The one thing he did not get to do was to see an x-ray of his own skull. He always wanted to see if there were cracks and scars from an accident at fourteen. He was laying down in the backseat of a car when it was struck by another. He came to in a room he did not recognize, with a dark-haired lady sitting beside his bed. He asked her where he was and she said at the doctor’s house. He asked, “Do I know you?” and she left the room crying. He had been unconscious for five days and had not recognized his own mother.

His short-term memory was affected for the rest of his life. Studying each morning what might have been forgotten from the day before, he graduated valedictorian of his class. For years he worked as a roofer in California. Returning to Oklahoma when his mother became ill, he went to work for American Airlines in security. He carried a notebook with his daily routines, careful not to forget his duties. I have a sketch made for his retirement with signatures from co-workers who admired him.

My Dad’s school held a reunion each year, though the school itself had closed, consolidated with others in the area. The year Mom passed away, he was asked to give the blessing. Later he told us about it. As he prayed, his eyes were drawn upward to movement. In front of him, Mom was walking toward him, bright in white and smiling. He could never quite describe the peace he felt afterward, the assurance that the Lord had allowed to him.

These brief memories cannot touch upon the love my father extended to those around him. They do, however, remind me that some are not as fortunate to have such memories. Some receive them from a step-father, some not so lucky are raised without a father’s love. I think for them it is harder to understand God the Father.

Jesus said unto them, If God were your Father, ye would love me: for I proceeded forth and came from God; neither came I of myself, but he sent me. [John 8:42 KJV]

Having no experience with a father’s love for his children, how can they relate to:

If ye then, being evil, know how to give good gifts unto your children, how much more shall your Father which is in heaven give good things to them that ask him? [Matthew 7:11 KJV]

Much less:

For God so loved the world, that he gave his only begotten Son, that whosoever believeth in him should not perish, but have everlasting life. [John 3:16 KJV]

I know that I shall see my father in heaven.
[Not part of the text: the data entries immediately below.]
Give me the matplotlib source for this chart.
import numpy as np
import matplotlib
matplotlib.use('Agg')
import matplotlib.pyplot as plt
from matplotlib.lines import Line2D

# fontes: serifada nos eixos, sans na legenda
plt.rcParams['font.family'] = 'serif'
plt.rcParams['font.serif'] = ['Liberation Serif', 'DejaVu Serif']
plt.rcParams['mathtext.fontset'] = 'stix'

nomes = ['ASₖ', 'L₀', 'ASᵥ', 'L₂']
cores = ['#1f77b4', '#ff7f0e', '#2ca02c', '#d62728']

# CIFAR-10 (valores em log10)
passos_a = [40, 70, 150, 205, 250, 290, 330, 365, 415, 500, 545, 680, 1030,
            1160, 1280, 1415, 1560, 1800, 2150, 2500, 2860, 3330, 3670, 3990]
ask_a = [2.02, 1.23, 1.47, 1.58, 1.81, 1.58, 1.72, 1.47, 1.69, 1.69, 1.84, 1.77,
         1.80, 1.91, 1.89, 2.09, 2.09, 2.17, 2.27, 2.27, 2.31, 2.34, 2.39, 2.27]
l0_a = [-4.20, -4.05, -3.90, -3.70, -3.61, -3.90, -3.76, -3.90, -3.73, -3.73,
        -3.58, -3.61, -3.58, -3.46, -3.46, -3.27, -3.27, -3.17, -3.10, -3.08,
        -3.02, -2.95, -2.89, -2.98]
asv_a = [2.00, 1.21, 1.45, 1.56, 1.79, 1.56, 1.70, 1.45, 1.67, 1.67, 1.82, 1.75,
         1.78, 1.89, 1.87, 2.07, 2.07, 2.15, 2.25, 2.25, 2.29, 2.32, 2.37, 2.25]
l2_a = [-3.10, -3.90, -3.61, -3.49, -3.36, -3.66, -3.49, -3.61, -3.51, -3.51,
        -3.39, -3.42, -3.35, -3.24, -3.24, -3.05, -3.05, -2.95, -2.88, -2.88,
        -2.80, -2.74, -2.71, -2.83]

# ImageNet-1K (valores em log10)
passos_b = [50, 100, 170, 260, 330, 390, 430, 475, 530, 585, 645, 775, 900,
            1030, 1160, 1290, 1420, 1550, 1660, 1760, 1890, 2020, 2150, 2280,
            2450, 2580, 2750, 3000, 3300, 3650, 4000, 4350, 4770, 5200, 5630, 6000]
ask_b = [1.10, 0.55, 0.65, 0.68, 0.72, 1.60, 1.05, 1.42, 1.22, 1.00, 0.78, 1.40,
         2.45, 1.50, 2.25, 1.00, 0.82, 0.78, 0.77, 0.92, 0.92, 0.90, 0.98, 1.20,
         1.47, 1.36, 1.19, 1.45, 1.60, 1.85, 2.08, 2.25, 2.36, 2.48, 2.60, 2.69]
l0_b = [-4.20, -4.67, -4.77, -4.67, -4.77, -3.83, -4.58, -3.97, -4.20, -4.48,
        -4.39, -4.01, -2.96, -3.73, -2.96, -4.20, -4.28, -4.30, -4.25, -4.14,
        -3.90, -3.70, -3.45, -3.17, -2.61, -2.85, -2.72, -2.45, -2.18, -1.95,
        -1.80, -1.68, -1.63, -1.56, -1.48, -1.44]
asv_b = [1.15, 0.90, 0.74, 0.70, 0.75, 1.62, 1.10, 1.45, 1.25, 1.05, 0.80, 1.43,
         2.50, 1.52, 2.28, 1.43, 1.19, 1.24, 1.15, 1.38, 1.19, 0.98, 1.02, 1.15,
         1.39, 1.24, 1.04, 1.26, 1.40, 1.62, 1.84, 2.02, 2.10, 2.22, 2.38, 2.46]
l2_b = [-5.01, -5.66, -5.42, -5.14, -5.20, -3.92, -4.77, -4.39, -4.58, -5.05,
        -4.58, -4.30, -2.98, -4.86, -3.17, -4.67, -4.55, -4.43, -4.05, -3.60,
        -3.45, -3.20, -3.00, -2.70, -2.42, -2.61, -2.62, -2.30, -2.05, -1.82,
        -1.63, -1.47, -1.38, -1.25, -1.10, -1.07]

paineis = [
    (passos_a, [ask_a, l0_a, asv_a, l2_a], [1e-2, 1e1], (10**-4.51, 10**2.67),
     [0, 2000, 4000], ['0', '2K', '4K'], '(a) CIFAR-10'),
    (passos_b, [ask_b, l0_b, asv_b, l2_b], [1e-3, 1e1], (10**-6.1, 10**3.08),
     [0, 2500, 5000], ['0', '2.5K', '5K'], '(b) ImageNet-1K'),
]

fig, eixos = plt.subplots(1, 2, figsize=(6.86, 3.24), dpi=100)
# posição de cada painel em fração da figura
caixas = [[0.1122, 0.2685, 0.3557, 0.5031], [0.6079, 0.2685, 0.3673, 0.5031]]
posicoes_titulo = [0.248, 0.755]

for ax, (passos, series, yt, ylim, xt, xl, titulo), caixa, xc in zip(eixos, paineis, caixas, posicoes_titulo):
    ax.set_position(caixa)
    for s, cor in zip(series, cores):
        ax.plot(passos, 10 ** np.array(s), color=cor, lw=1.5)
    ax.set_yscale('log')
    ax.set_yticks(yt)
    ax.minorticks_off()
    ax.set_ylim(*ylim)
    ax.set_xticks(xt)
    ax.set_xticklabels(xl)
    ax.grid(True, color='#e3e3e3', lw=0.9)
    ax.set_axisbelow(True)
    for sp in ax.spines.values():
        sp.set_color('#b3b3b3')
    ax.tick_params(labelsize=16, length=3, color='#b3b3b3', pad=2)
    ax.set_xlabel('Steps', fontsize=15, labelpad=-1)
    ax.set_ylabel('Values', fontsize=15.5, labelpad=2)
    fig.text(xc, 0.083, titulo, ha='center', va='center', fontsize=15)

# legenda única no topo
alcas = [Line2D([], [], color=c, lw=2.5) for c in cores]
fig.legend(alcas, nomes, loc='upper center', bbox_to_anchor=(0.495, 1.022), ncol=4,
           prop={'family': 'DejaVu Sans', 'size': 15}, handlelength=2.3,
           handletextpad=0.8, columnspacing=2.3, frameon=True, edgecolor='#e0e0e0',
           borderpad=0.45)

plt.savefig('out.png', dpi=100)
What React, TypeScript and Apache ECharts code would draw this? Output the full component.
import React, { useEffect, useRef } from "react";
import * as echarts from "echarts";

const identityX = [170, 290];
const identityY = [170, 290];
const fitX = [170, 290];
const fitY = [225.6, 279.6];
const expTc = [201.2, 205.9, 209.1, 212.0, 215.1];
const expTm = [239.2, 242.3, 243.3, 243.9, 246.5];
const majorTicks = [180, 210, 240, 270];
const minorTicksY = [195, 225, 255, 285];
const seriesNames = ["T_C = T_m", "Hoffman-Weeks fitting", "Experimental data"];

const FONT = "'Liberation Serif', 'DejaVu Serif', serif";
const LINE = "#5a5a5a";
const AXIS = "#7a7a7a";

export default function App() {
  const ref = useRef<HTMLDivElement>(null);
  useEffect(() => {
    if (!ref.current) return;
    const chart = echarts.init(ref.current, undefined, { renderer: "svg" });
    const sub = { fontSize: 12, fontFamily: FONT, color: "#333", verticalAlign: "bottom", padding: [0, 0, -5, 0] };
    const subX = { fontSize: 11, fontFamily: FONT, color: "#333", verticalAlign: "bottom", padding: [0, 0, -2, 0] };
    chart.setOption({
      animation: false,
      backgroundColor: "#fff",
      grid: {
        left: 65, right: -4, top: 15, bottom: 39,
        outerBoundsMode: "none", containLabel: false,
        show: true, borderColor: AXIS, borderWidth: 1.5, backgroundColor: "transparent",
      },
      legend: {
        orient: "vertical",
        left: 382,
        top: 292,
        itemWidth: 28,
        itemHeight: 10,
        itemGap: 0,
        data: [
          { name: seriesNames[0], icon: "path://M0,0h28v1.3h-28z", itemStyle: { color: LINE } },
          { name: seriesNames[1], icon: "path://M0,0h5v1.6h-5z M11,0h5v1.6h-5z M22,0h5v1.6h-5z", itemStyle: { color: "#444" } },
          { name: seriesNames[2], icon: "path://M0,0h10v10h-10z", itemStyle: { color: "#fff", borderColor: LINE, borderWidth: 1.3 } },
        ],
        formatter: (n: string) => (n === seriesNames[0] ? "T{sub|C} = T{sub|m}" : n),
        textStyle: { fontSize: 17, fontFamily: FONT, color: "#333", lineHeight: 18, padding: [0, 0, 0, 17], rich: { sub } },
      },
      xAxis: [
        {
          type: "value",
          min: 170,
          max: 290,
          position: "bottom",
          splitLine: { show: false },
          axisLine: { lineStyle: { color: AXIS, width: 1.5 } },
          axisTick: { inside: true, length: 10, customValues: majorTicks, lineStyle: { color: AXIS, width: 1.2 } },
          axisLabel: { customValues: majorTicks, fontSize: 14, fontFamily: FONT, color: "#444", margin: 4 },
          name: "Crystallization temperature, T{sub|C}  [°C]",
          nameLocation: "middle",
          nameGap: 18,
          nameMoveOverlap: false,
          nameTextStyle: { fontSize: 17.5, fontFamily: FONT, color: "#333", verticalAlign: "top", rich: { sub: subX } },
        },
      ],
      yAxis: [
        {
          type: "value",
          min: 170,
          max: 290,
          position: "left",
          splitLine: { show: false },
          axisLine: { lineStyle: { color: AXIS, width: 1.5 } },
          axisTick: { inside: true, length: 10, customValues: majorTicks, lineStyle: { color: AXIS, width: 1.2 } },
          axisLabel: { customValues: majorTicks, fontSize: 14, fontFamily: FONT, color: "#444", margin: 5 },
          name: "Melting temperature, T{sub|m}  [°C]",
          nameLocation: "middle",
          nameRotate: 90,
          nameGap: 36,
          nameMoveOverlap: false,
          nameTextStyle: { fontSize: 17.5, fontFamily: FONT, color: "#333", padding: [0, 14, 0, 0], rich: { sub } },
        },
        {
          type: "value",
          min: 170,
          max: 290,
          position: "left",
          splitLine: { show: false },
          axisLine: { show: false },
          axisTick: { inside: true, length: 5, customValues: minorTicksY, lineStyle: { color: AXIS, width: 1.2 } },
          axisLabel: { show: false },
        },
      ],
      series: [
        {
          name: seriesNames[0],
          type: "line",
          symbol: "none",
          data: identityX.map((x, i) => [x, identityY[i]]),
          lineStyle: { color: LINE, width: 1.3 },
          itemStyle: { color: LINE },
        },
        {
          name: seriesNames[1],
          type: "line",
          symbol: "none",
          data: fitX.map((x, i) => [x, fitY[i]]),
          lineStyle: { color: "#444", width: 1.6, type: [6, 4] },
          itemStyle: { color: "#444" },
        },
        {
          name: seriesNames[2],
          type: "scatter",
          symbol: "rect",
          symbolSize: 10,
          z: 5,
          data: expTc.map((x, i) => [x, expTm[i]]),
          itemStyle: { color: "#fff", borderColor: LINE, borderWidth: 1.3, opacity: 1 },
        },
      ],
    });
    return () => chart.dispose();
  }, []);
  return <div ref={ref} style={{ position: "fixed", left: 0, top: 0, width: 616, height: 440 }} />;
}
Both of them. One provided life for me here, the other provided life for both of us eternally. One I remember with love and gratitude each and every day for what he provided in my life, the other I worship because He loved the unlovable and provides for me forever. Every day is my Father’s day.

(The photo was taken on our Alaska trip. Daddy was a fireman for Union Pacific during the war. The cruise gave us two opportunities for train rides, too.)

1 comment:

  1. Wonderful post. I too have a lifetime of memories of my dad.